I’m reminded of the debate over altruism. Altruism is defined as the belief in or practice of disinterested and selfless concern for the well-being of others. But some wonder if pure altruism even exists. “When we help strangers (or animals), there must always be some benefit to us, even if we're not aware of it. Good deeds make us feel good about ourselves. They make other people respect us more too, or might (so far as we believe) increase our chances of getting into heaven. Or perhaps altruism is an investment strategy—we do good deeds to others in the hope that they will return the favour (sic) someday, when we are in need. (This is known as reciprocal altruism.)” (Steve Taylor, Ph.D., Psychology Today, June 2015).

In defense of altruism – and in our innate sense of care for others – Dr.
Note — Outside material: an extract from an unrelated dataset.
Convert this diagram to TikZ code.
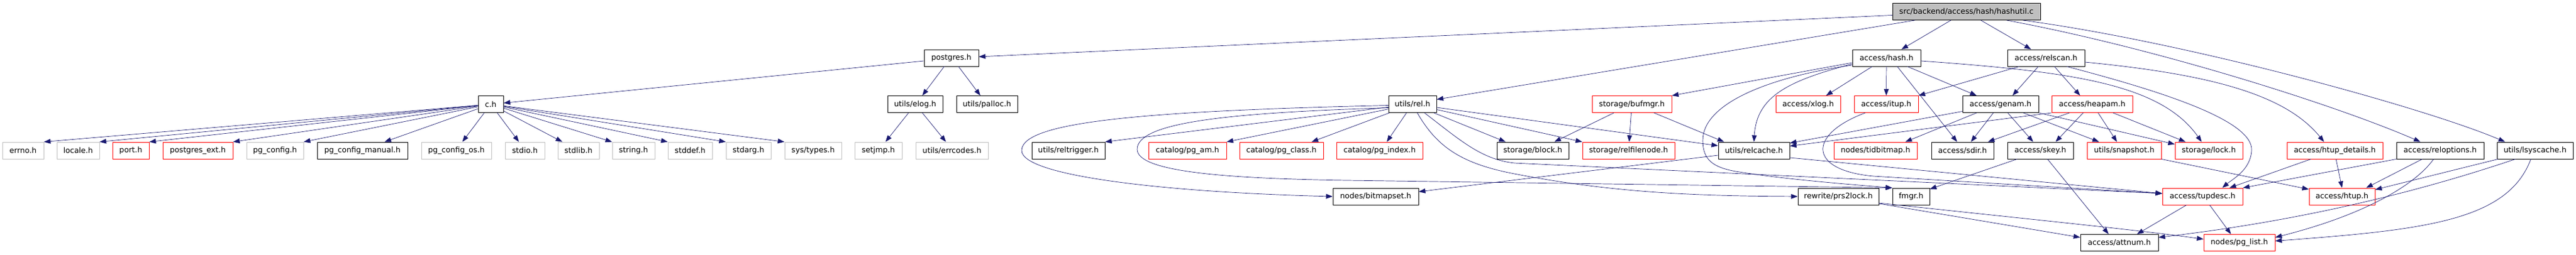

Taylor goes on to explain, “Many acts of kindness may be motivated by self-interest. But is it naive to suggest that ‘pure’ altruism can exist as well? An act of pure altruism may make someone feel better about themselves afterwards, and it may increase other people's respect for them, or increase their chances of being helped in return at a later point. But it's possible that, at the very moment when the act takes place, their only motivation is an impulsive unselfish desire to alleviate another person's suffering.”

I’d like to think that at that moment in Boise, my only motivation was to help – in a $2 way – alleviate a fellow-man’s suffering. But his reaction exposed that deeper “desire” I was unaware of at the surface – my need to be seen as the helper.

Thankfully, I soon began to recognize an important truth in how we relate to others, help others, give to others. It is that the best gifts are given out of love for another, with no expectation of anything in return. They are unconditional.